*To be done*.
Output the full listing below exactly, without the pictures.

-- Begin --

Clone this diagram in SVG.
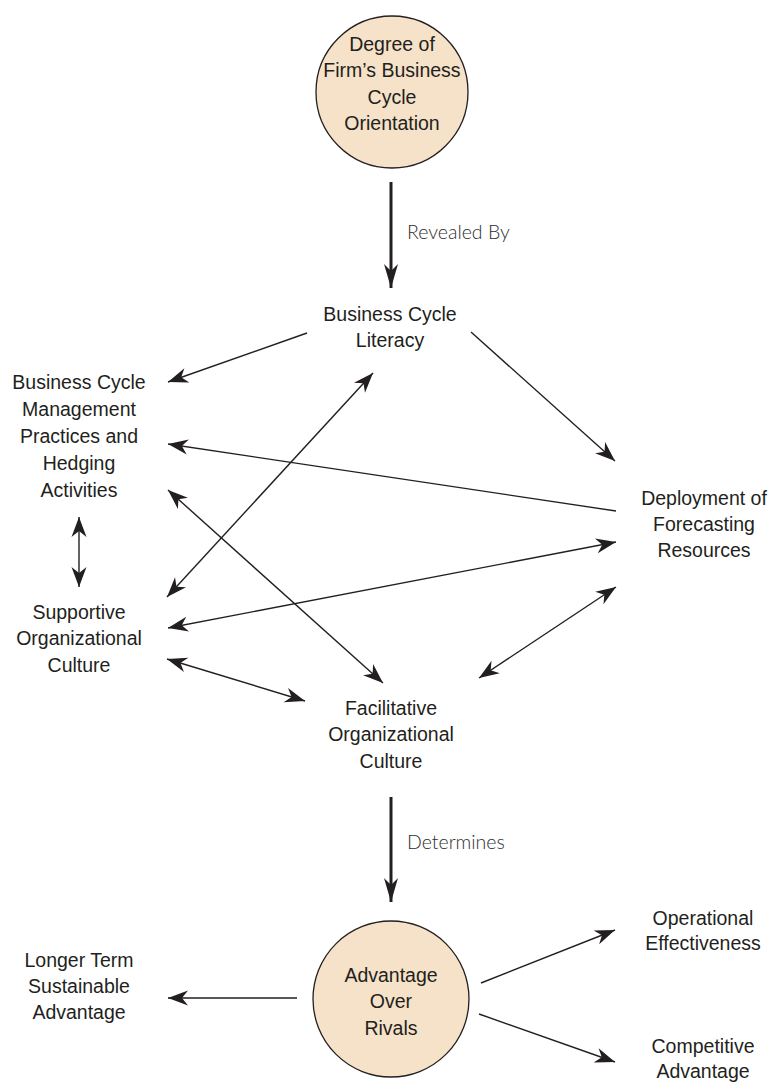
<svg xmlns="http://www.w3.org/2000/svg" width="776" height="1085" viewBox="0 0 776 1085">
  <style>
    .lbl { font-family: "Liberation Sans", Arial, sans-serif; font-size: 19.5px; fill: #231f20; text-anchor: middle; }
    .edge-lbl { font-family: "Lato", "Liberation Sans", sans-serif; font-weight: 300; font-size: 19.5px; fill: #2e2e2e; }
    .circ { fill: #f5e2c8; stroke: #231f20; stroke-width: 1.3; }
    .thin { stroke: #231f20; stroke-width: 1.4; fill: none; }
    .thick { stroke: #231f20; stroke-width: 3; fill: none; }
  </style>
  <defs>
    <marker id="ah" markerUnits="userSpaceOnUse" viewBox="-21 -8 22 16" markerWidth="22" markerHeight="16" refX="0" refY="0" orient="auto-start-reverse">
      <path d="M0,0 L-20,-7.5 L-14,0 L-20,7.5 Z" fill="#231f20"/>
    </marker>
    <marker id="ahb" markerUnits="userSpaceOnUse" viewBox="-25 -8 26 16" markerWidth="26" markerHeight="16" refX="0" refY="0" orient="auto-start-reverse">
      <path d="M0,0 L-24,-7 L-17,0 L-24,7 Z" fill="#231f20"/>
    </marker>
  </defs>
  <rect width="776" height="1085" fill="#ffffff"/>

  <g id="connectors">
    <line class="thick" x1="391" y1="182" x2="391" y2="288" marker-end="url(#ahb)"/>
    <line class="thick" x1="391" y1="797" x2="391" y2="902" marker-end="url(#ahb)"/>
    <line class="thin" x1="307" y1="333" x2="168" y2="382" marker-end="url(#ah)"/>
    <line class="thin" x1="471" y1="332" x2="615" y2="461" marker-end="url(#ah)"/>
    <line class="thin" x1="167" y1="597" x2="373" y2="373" marker-start="url(#ah)" marker-end="url(#ah)"/>
    <line class="thin" x1="616" y1="511" x2="168" y2="444" marker-end="url(#ah)"/>
    <line class="thin" x1="168" y1="490" x2="383" y2="683" marker-start="url(#ah)" marker-end="url(#ah)"/>
    <line class="thin" x1="168" y1="628" x2="616" y2="542" marker-start="url(#ah)" marker-end="url(#ah)"/>
    <line class="thin" x1="616" y1="587" x2="479" y2="678" marker-start="url(#ah)" marker-end="url(#ah)"/>
    <line class="thin" x1="167" y1="659" x2="305" y2="701" marker-start="url(#ah)" marker-end="url(#ah)"/>
    <line class="thin" x1="79" y1="517" x2="79" y2="587" marker-start="url(#ah)" marker-end="url(#ah)"/>
    <line class="thin" x1="297" y1="998" x2="168" y2="998" marker-end="url(#ah)"/>
    <line class="thin" x1="481" y1="983" x2="615" y2="930" marker-end="url(#ah)"/>
    <line class="thin" x1="479" y1="1014" x2="615" y2="1062" marker-end="url(#ah)"/>
    <text class="edge-lbl" x="407" y="239">Revealed By</text>
    <text class="edge-lbl" x="407" y="849">Determines</text>
  </g>

  <g id="orientation">
    <circle class="circ" cx="392" cy="92" r="76"/>
    <text class="lbl" x="392" y="51">Degree of</text>
    <text class="lbl" x="392" y="77">Firm’s Business</text>
    <text class="lbl" x="392" y="104">Cycle</text>
    <text class="lbl" x="392" y="130">Orientation</text>
  </g>

  <g id="literacy">
    <text class="lbl" x="390" y="321">Business Cycle</text>
    <text class="lbl" x="390" y="347">Literacy</text>
  </g>

  <g id="management">
    <text class="lbl" x="79" y="389">Business Cycle</text>
    <text class="lbl" x="79" y="416">Management</text>
    <text class="lbl" x="79" y="443">Practices and</text>
    <text class="lbl" x="79" y="470">Hedging</text>
    <text class="lbl" x="79" y="497">Activities</text>
  </g>

  <g id="deployment">
    <text class="lbl" x="704" y="505">Deployment of</text>
    <text class="lbl" x="704" y="531">Forecasting</text>
    <text class="lbl" x="704" y="557">Resources</text>
  </g>

  <g id="supportive">
    <text class="lbl" x="79" y="619">Supportive</text>
    <text class="lbl" x="79" y="645">Organizational</text>
    <text class="lbl" x="79" y="672">Culture</text>
  </g>

  <g id="facilitative">
    <text class="lbl" x="391" y="715">Facilitative</text>
    <text class="lbl" x="391" y="741">Organizational</text>
    <text class="lbl" x="391" y="768">Culture</text>
  </g>

  <g id="advantage">
    <circle class="circ" cx="391" cy="999" r="78"/>
    <text class="lbl" x="391" y="982">Advantage</text>
    <text class="lbl" x="391" y="1008">Over</text>
    <text class="lbl" x="391" y="1035">Rivals</text>
  </g>

  <g id="longer-term">
    <text class="lbl" x="79" y="967">Longer Term</text>
    <text class="lbl" x="79" y="993">Sustainable</text>
    <text class="lbl" x="79" y="1019">Advantage</text>
  </g>

  <g id="operational">
    <text class="lbl" x="703" y="925">Operational</text>
    <text class="lbl" x="703" y="950">Effectiveness</text>
  </g>

  <g id="competitive">
    <text class="lbl" x="703" y="1053">Competitive</text>
    <text class="lbl" x="703" y="1078">Advantage</text>
  </g>
</svg>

-- End --

*Full response*.
Clone this diagram in SVG.
<svg xmlns="http://www.w3.org/2000/svg" width="776" height="1085" viewBox="0 0 776 1085">
  <style>
    .lbl { font-family: "Liberation Sans", Arial, sans-serif; font-size: 19.5px; fill: #231f20; text-anchor: middle; }
    .edge-lbl { font-family: "Lato", "Liberation Sans", sans-serif; font-weight: 300; font-size: 19.5px; fill: #2e2e2e; }
    .circ { fill: #f5e2c8; stroke: #231f20; stroke-width: 1.3; }
    .thin { stroke: #231f20; stroke-width: 1.4; fill: none; }
    .thick { stroke: #231f20; stroke-width: 3; fill: none; }
  </style>
  <defs>
    <marker id="ah" markerUnits="userSpaceOnUse" viewBox="-21 -8 22 16" markerWidth="22" markerHeight="16" refX="0" refY="0" orient="auto-start-reverse">
      <path d="M0,0 L-20,-7.5 L-14,0 L-20,7.5 Z" fill="#231f20"/>
    </marker>
    <marker id="ahb" markerUnits="userSpaceOnUse" viewBox="-25 -8 26 16" markerWidth="26" markerHeight="16" refX="0" refY="0" orient="auto-start-reverse">
      <path d="M0,0 L-24,-7 L-17,0 L-24,7 Z" fill="#231f20"/>
    </marker>
  </defs>
  <rect width="776" height="1085" fill="#ffffff"/>

  <g id="connectors">
    <line class="thick" x1="391" y1="182" x2="391" y2="288" marker-end="url(#ahb)"/>
    <line class="thick" x1="391" y1="797" x2="391" y2="902" marker-end="url(#ahb)"/>
    <line class="thin" x1="307" y1="333" x2="168" y2="382" marker-end="url(#ah)"/>
    <line class="thin" x1="471" y1="332" x2="615" y2="461" marker-end="url(#ah)"/>
    <line class="thin" x1="167" y1="597" x2="373" y2="373" marker-start="url(#ah)" marker-end="url(#ah)"/>
    <line class="thin" x1="616" y1="511" x2="168" y2="444" marker-end="url(#ah)"/>
    <line class="thin" x1="168" y1="490" x2="383" y2="683" marker-start="url(#ah)" marker-end="url(#ah)"/>
    <line class="thin" x1="168" y1="628" x2="616" y2="542" marker-start="url(#ah)" marker-end="url(#ah)"/>
    <line class="thin" x1="616" y1="587" x2="479" y2="678" marker-start="url(#ah)" marker-end="url(#ah)"/>
    <line class="thin" x1="167" y1="659" x2="305" y2="701" marker-start="url(#ah)" marker-end="url(#ah)"/>
    <line class="thin" x1="79" y1="517" x2="79" y2="587" marker-start="url(#ah)" marker-end="url(#ah)"/>
    <line class="thin" x1="297" y1="998" x2="168" y2="998" marker-end="url(#ah)"/>
    <line class="thin" x1="481" y1="983" x2="615" y2="930" marker-end="url(#ah)"/>
    <line class="thin" x1="479" y1="1014" x2="615" y2="1062" marker-end="url(#ah)"/>
    <text class="edge-lbl" x="407" y="239">Revealed By</text>
    <text class="edge-lbl" x="407" y="849">Determines</text>
  </g>

  <g id="orientation">
    <circle class="circ" cx="392" cy="92" r="76"/>
    <text class="lbl" x="392" y="51">Degree of</text>
    <text class="lbl" x="392" y="77">Firm’s Business</text>
    <text class="lbl" x="392" y="104">Cycle</text>
    <text class="lbl" x="392" y="130">Orientation</text>
  </g>

  <g id="literacy">
    <text class="lbl" x="390" y="321">Business Cycle</text>
    <text class="lbl" x="390" y="347">Literacy</text>
  </g>

  <g id="management">
    <text class="lbl" x="79" y="389">Business Cycle</text>
    <text class="lbl" x="79" y="416">Management</text>
    <text class="lbl" x="79" y="443">Practices and</text>
    <text class="lbl" x="79" y="470">Hedging</text>
    <text class="lbl" x="79" y="497">Activities</text>
  </g>

  <g id="deployment">
    <text class="lbl" x="704" y="505">Deployment of</text>
    <text class="lbl" x="704" y="531">Forecasting</text>
    <text class="lbl" x="704" y="557">Resources</text>
  </g>

  <g id="supportive">
    <text class="lbl" x="79" y="619">Supportive</text>
    <text class="lbl" x="79" y="645">Organizational</text>
    <text class="lbl" x="79" y="672">Culture</text>
  </g>

  <g id="facilitative">
    <text class="lbl" x="391" y="715">Facilitative</text>
    <text class="lbl" x="391" y="741">Organizational</text>
    <text class="lbl" x="391" y="768">Culture</text>
  </g>

  <g id="advantage">
    <circle class="circ" cx="391" cy="999" r="78"/>
    <text class="lbl" x="391" y="982">Advantage</text>
    <text class="lbl" x="391" y="1008">Over</text>
    <text class="lbl" x="391" y="1035">Rivals</text>
  </g>

  <g id="longer-term">
    <text class="lbl" x="79" y="967">Longer Term</text>
    <text class="lbl" x="79" y="993">Sustainable</text>
    <text class="lbl" x="79" y="1019">Advantage</text>
  </g>

  <g id="operational">
    <text class="lbl" x="703" y="925">Operational</text>
    <text class="lbl" x="703" y="950">Effectiveness</text>
  </g>

  <g id="competitive">
    <text class="lbl" x="703" y="1053">Competitive</text>
    <text class="lbl" x="703" y="1078">Advantage</text>
  </g>
</svg>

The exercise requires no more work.